Electricity security is expected to have an impact on all SDOs over Transnet’s long-term planning period. Industrial capability building and investment are already being impacted for the immediate term due to the energy security risk. Electricity security is critical to Transnet to remain a going concern, although no material business disruption has yet been reported.
Water stress is expected to amplify over the next decade and further if governments, businesses and civil society do not implement mitigation measures. There is a high probability of an increased volatility to catchments and subsequent impact on dam levels. Regionally, the Kariba Dam, which feeds Zimbabwe and Zambia, is currently at 14%, which is an extremely dangerously low level. This will have a ripple effect on Zambia’s energy sector as it is 95% reliant on hydro power. With global population expected to exceed the 9 billion mark by 20501, more strain is expected on the global water system.
In the business operation water stress has already been experienced. The uMhlathuze Municipality has been imposing restrictions since 2014 and continued through 2016. Water at the Port of Richards Bay terminal is used for dust suppression, washing conveyor belts and sanitation and hygiene. Although there are alternatives to using water for dust suppression, this comes at a cost premium and subsequent increase in the cost of operations. Having adequate water for sanitation and hygiene is critical to ensure the health of employees and is a basic requirement for a workplace as shortages can increase the level of absenteeism due to ill health. Absenteeism can have an impact on operational efficiencies and thus impact costs and revenues.
Transnet has a percentage of the market share in the transportation of maize and thus this may have an impact on the business in the short to medium term. Further, having a large percentage of market share of coal transportation, the impact on volumes is inevitable, not only due to emission reduction pressures, but also owing to the difficulty in obtaining water use licences for mining. The prioritisation of allocations for water will be of fundamental importance in terms of industrial versus domestic water needs.
While it is a challenge, water risk also presents an immediate opportunity in the business operation from an import perspective. South Africa may need to import up to half of its maize requirements over the course of 2016 and beyond. Five of our ports have grain handling facilities with substantial storage capacity to handle the growth in volumes. The Port of Durban is geared up to act as the importation hub for maize.
Biodiversity loss presents many more risks to Transnet’s value network, value chain and business operations. In the medium and long term, future corridors are at risk due to population increase, and human settlement along those corridors. De-ballasting remains a challenge at the ports and poses a risk of alien invasion.
This can have a great impact on the marine environment and can greatly impact aquatic life. An increased difficulty in obtaining licences (Water Use Licences and tree-cutting permits) resulting in payment of standing time and possible deviations is expected throughout the MDS and LTPF – this is a cost to the business.
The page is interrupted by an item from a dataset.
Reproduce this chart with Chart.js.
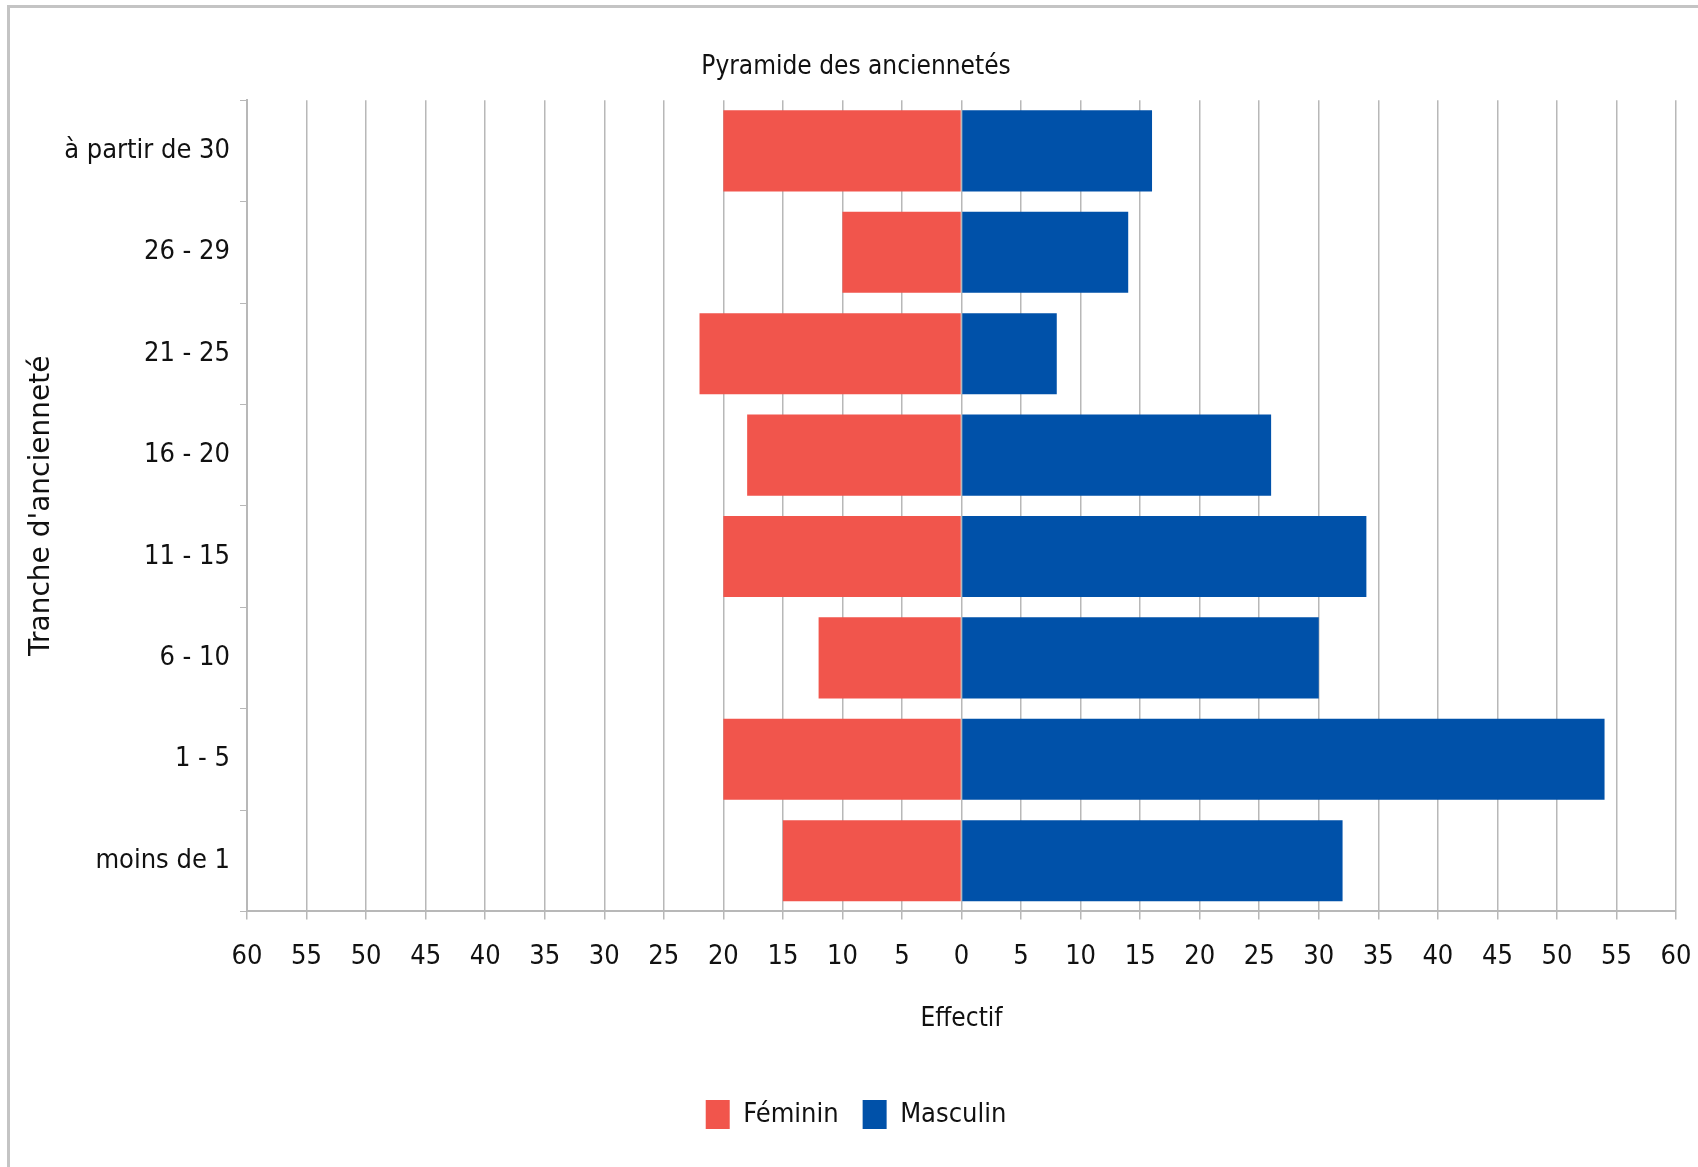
<!DOCTYPE html>
<html>
<head>
<meta charset="utf-8">
<script src="https://cdn.jsdelivr.net/npm/chart.js@4.4.1/dist/chart.umd.min.js"></script>
<style>
  html, body { margin: 0; padding: 0; background: #fff; overflow: hidden; }
  #frame {
    position: absolute; left: 7px; top: 5px; width: 1691px; height: 1162px;
    border-left: 3px solid #c4c4c4; border-top: 3px solid #c4c4c4;
  }
  #pyramide { position: absolute; left: 0; top: 0; }
</style>
</head>
<body>
<div id="frame"><canvas id="pyramide" width="1688" height="1162"></canvas></div>
<script>
// tranches, top to bottom as in the picture
const tranches = ["à partir de 30", "26 - 29", "21 - 25", "16 - 20", "11 - 15", "6 - 10", "1 - 5", "moins de 1"];
const feminin = [20, 10, 22, 18, 20, 12, 20, 15];
const masculin = [16, 14, 8, 26, 34, 30, 54, 32];
const xMin = -60;
const xMax = 60;
const xStep = 5;

const condensed = "'DejaVu Sans Condensed', 'DejaVu Sans', sans-serif";
const gridGrey = '#b8b8b8';

var chart;

function draw_chart() {
    let ctx = document.getElementById("pyramide").getContext("2d");
    chart = new Chart(ctx, {
        type: "bar",
        data: {
            labels: tranches,
            datasets: [
                {
                    label: "Féminin",
                    data: feminin.map(v => -v),
                    backgroundColor: "#f1554c",
                    barPercentage: 0.8,
                    categoryPercentage: 1
                },
                {
                    label: "Masculin",
                    data: masculin,
                    backgroundColor: "#0051a9",
                    barPercentage: 0.8,
                    categoryPercentage: 1
                }
            ]
        },
        options: {
            indexAxis: 'y',
            responsive: false,
            animation: false,
            devicePixelRatio: 1,
            layout: {
                padding: { left: 26, right: 22, top: 0, bottom: 31 }
            },
            scales: {
                x: {
                    stacked: true,
                    min: xMin,
                    max: xMax,
                    border: { color: gridGrey, width: 2 },
                    grid: {
                        color: gridGrey,
                        lineWidth: 1.5,
                        tickLength: 8
                    },
                    ticks: {
                        stepSize: xStep,
                        color: '#111',
                        padding: 21,
                        font: { family: condensed, size: 27 },
                        callback: (v) => Math.abs(v)
                    },
                    title: {
                        display: true,
                        text: 'Effectif',
                        color: '#111',
                        padding: { top: 10, bottom: 41 },
                        font: { family: condensed, size: 26 }
                    },
                    // the last tick label may hang past the plot, as in the picture
                    afterFit: (scale) => { scale.paddingRight = 0; }
                },
                y: {
                    stacked: true,
                    border: { color: gridGrey, width: 2 },
                    grid: {
                        offset: true,
                        drawOnChartArea: false,
                        color: gridGrey,
                        tickLength: 7
                    },
                    ticks: {
                        color: '#111',
                        padding: 10,
                        font: { family: condensed, size: 27 }
                    },
                    title: {
                        display: true,
                        text: "Tranche d'ancienneté",
                        color: '#111',
                        padding: { top: -11, bottom: 4 },
                        font: { family: "'DejaVu Sans', sans-serif", size: 28 }
                    },
                    afterFit: (scale) => { scale.width = 211; }
                }
            },
            plugins: {
                title: {
                    display: true,
                    text: 'Pyramide des anciennetés',
                    color: '#111',
                    padding: { top: 44, bottom: 17 },
                    font: { family: condensed, size: 26, weight: 'normal' }
                },
                legend: {
                    position: 'bottom',
                    labels: {
                        color: '#111',
                        boxWidth: 24,
                        boxHeight: 29,
                        padding: 24,
                        font: { family: condensed, size: 27 }
                    }
                },
                tooltip: { enabled: false }
            }
        }
    });
}

draw_chart();
</script>
</body>
</html>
This would be due to increasing stringency in conservation laws and Government’s drive towards sustainability.
Social inequality has been widening throughout many economies. This has a potential to erode social contracts between states. Transnet has a development agenda to support economic growth and job creation. It operates across South Africa and has a regional agenda. The Company is susceptible to societal risks to gain a licence to operate. There will be growing expectations from societies for Transnet to be inclusive in its development and to collaborate. Community unrest may emerge due to Transnet’s inability to meet community expectations.